How could something like this have come about, though? What lead to the rise of the new media? It could be said that due to globalisation and the increasing use of the internet, it was inevitable that dialogue would occur in some form between different communities across the globe. In a sense, the explosion of a global communications network was pushed ahead by the arrival of mainstream internet access in 1995. The ability to communicate with someone on the other side of the world about topics of relevance, at a speed previously undreamt of, surely would lead down the path of free and open communication.

In time, that exact event occurred. Handwritten diaries became online diaries. Online diaries prompted the creation of software to maintain them. The software was then used to branch out from just diaries to become web-based opinion logs, coining the term “blog”. And after the humble beginnings of the online diaries in 1997, we had in 1999 the launch of Livejournal and Blogger. From there, it was only a matter of time until text, images, video, and audio were combined into a fully global online community website. The ubiquitous MySpace, haven for Western teenagers and the forefront of the Generation Y community on the internet, was created in 2003.

However, as much as I understand that technology has allowed the new media to exist and to flourish, I still find myself questioning the purpose of it all. Why is it so popular, and what effect is it having on society?

The answer to that conundrum lies in what society and the global community are developing into. Shaped by the world around us and the technologically advanced times that we find ourselves in, the younger generations have an innate desire to know more about their world and to connect at an unprecedented level to sources of information. The new media is the method that has come about to answer this desire. New methods of communication and response have developed to connect interested parties. “Old world” media sources such as broadsheet newspapers and the six o’clock news are reporting on information that was available six hours previously through the blogs. Traditional slants and worldviews as presented by old media are being bypassed in favour of on-the-scene accounts, images, and video from the ground. The true horrors of the invasion of Iraq, the untold devastations of Hurricane Katrina, and the swamping of parts of the Solomon Islands in a tsunami / earthquake combination earlier this week have been broadcast live across the internet through eyewitness accounts, amateur video, and photos. All within minutes of the event occurring.

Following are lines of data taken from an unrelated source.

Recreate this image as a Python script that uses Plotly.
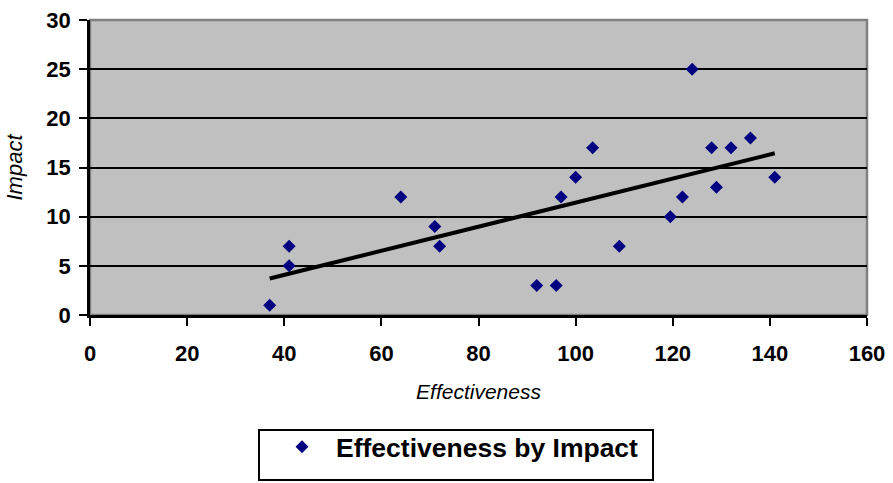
import numpy as np
import plotly.graph_objects as go

effectiveness = [37, 41, 41, 64, 71, 72, 92, 96, 97, 100, 103.5, 109, 119.5, 122, 124, 128, 129, 132, 136, 141]
impact = [1, 7, 5, 12, 9, 7, 3, 3, 12, 14, 17, 7, 10, 12, 25, 17, 13, 17, 18, 14]
series_name = "Effectiveness by Impact"
x_ticks = [0, 20, 40, 60, 80, 100, 120, 140, 160]
y_ticks = [0, 5, 10, 15, 20, 25, 30]

slope, intercept = np.polyfit(effectiveness, impact, 1)
trend_x = [min(effectiveness), max(effectiveness)]
trend_y = [slope * v + intercept for v in trend_x]

fig = go.Figure()
fig.add_trace(go.Scatter(
    x=trend_x, y=trend_y, mode="lines",
    line=dict(color="black", width=4), showlegend=False, hoverinfo="skip"))
fig.add_trace(go.Scatter(
    x=effectiveness, y=impact, mode="markers", name=series_name,
    marker=dict(symbol="diamond", size=10, color="#000080", line=dict(width=0))))

W, H = 893, 483
L, R, T, B = 90, 26, 20, 168
pw, ph = W - L - R, H - T - B

def px_x(p):
    return (p - L) / pw

def px_y(p):
    return (H - B - p) / ph

fig.update_layout(
    width=W, height=H,
    margin=dict(l=L, r=R, t=T, b=B, pad=0, autoexpand=False),
    paper_bgcolor="white", plot_bgcolor="#C0C0C0",
    font=dict(family="Liberation Sans, Arial, sans-serif", color="black"),
    showlegend=True,
    legend=dict(
        x=px_x(268), y=px_y(423), xanchor="left", yanchor="top",
        bgcolor="rgba(0,0,0,0)", borderwidth=0, itemwidth=58,
        font=dict(size=26.5, family="Liberation Sans, Arial, sans-serif", weight="bold")),
    shapes=[
        dict(type="rect", xref="paper", yref="paper", x0=0, x1=1, y0=0, y1=1,
             line=dict(color="#808080", width=2.5), layer="below"),
        dict(type="rect", xref="paper", yref="paper",
             x0=px_x(259), x1=px_x(653), y0=px_y(430), y1=px_y(480),
             line=dict(color="black", width=2), fillcolor="rgba(0,0,0,0)"),
    ],
)

fig.update_xaxes(
    range=[0, 160], tickvals=x_ticks, ticktext=[str(v) for v in x_ticks],
    showgrid=False, zeroline=False, showline=True, linecolor="black", linewidth=2.5,
    ticks="outside", ticklen=8, tickwidth=2, tickcolor="black", automargin=False,
    tickfont=dict(size=22, weight="bold"), ticklabelstandoff=9,
    title=dict(text="<i>Effectiveness</i>", font=dict(size=21), standoff=20),
)
fig.update_yaxes(
    range=[0, 30], tickvals=y_ticks, ticktext=[str(v) for v in y_ticks],
    showgrid=True, gridcolor="black", gridwidth=2,
    zeroline=False, showline=True, linecolor="black", linewidth=2.5,
    ticks="outside", ticklen=8, tickwidth=2, tickcolor="black", automargin=False,
    tickfont=dict(size=22, weight="bold"), ticklabelstandoff=4,
    title=dict(text="<i>Impact</i>", font=dict(size=22), standoff=18),
)

fig.write_html("out.html")
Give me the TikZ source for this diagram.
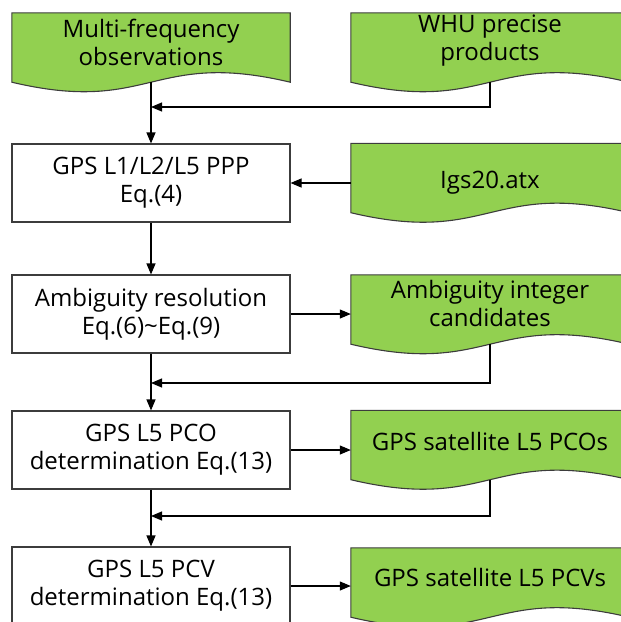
\documentclass[tikz,border=0pt]{standalone}
\usepackage{fontspec}
\setmainfont{Open Sans}
\usetikzlibrary{arrows.meta,backgrounds}
\definecolor{docgreen}{RGB}{146,208,80}
\definecolor{edge}{RGB}{60,60,60}
\newcommand{\txt}{\fontsize{24pt}{28pt}\selectfont}
\tikzset{
  box/.style={draw=edge, line width=1.1pt, fill=white, minimum width=278pt, minimum height=78pt, inner sep=0pt, align=center, font=\txt},
  doc/.style={minimum width=278pt, minimum height=69pt, inner sep=0pt},
  doctext/.style={align=center, font=\txt, inner sep=0pt},
  docshape/.style={draw=edge, line width=1.1pt, fill=docgreen},
  arr/.style={-{Triangle[length=11pt,width=9pt]}, line width=1.1pt, black}
}
\begin{document}
\begin{tikzpicture}[x=1pt,y=-1pt]
\useasboundingbox (0,0) rectangle (621,622);
\clip (0,0) rectangle (621,622);
% document nodes (straight part of the shape)
\node[doc, label={[doctext,yshift=5.5pt]center:Multi-frequency\\observations}] (obs) at (151,47.5) {};
\node[doc, label={[doctext,yshift=6.5pt]center:WHU precise\\products}] (whu) at (490,47.5) {};
\node[doc, label={[doctext,yshift=-5pt]center:Igs20.atx}] (igs) at (490,178) {};
\node[doc, label={[doctext,yshift=6.5pt]center:Ambiguity integer\\candidates}] (cand) at (490,309.5) {};
\node[doc, label={[doctext,yshift=4pt]center:GPS satellite L5 PCOs}] (pco) at (490,445) {};
\node[doc, label={[doctext,yshift=5.5pt]center:GPS satellite L5 PCVs}] (pcv) at (490,582.5) {};
% process boxes
\node[box] (ppp) at (151,183) {GPS L1/L2/L5 PPP\\Eq.(4)};
\node[box] (ar) at (151,314) {Ambiguity resolution\\Eq.(6)\textasciitilde Eq.(9)};
\node[box] (pcod) at (151,450) {GPS L5 PCO\\determination Eq.(13)};
\node[box] (pcvd) at (151,586) {GPS L5 PCV\\determination Eq.(13)};
% document shapes
\begin{scope}[on background layer]
\clip (0,0) rectangle (621,622);
\foreach \n in {obs,whu,igs,cand,pco,pcv}{
  \draw[docshape] (\n.north west) -- (\n.north east) -- (\n.south east)
    .. controls ([yshift=33pt]\n.south) and ([yshift=-33pt]\n.south) .. (\n.south west) -- cycle;
}
\end{scope}
% junction points on the main line
\coordinate (j1) at (151,107);
\coordinate (j2) at (151,383);
\coordinate (j3) at (151,516);
% connectors
\draw[arr] (obs.south) -- (ppp.north);
\draw[arr] (whu.south) |- (j1);
\draw[arr] (ppp.east -| igs.west) -- (ppp.east);
\draw[arr] (ppp.south) -- (ar.north);
\draw[arr] (ar.east) -- (ar.east -| cand.west);
\draw[arr] (cand.south) |- (j2);
\draw[arr] (ar.south) -- (pcod.north);
\draw[arr] (pcod.east) -- (pcod.east -| pco.west);
\draw[arr] (pco.south) |- (j3);
\draw[arr] (pcod.south) -- (pcvd.north);
\draw[arr] (pcvd.east) -- (pcvd.east -| pcv.west);
\end{tikzpicture}
\end{document}
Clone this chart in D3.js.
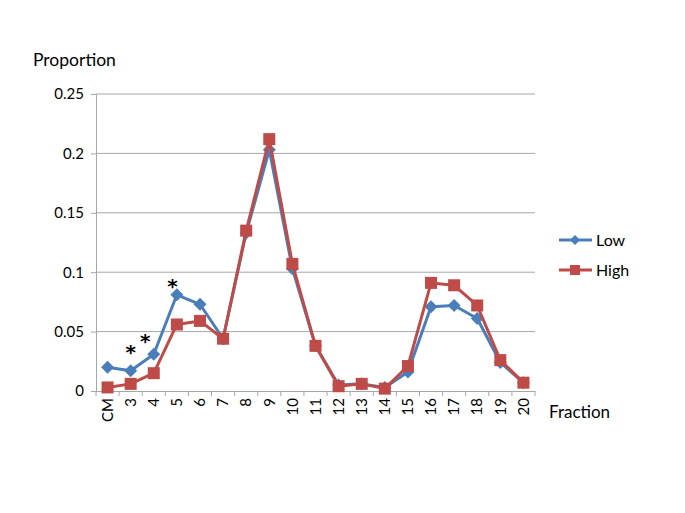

So, how has society reacted to this new media? Humanity is being brought together on a global scale over the internet, yet in our “real world” lives we are distancing ourselves from each other and from personal interaction. We are a generation of low social, political, and environmental activists. While the new media encourages a global sharing of ideas and circumvention of traditional mediums of communication, it also encourages it’s users to distance themselves to observe and comment, rather than to act.

The largest issue with the rise of the new media is the fall of genuine activity and involvement. As well as observing and commenting on the world, the general apathy of an entire generation must be lifted. Knowledge is power, and that power has been achieved. But is that power meaningless if people don’t have the will to use their knowledge to interact with and change the world for the better?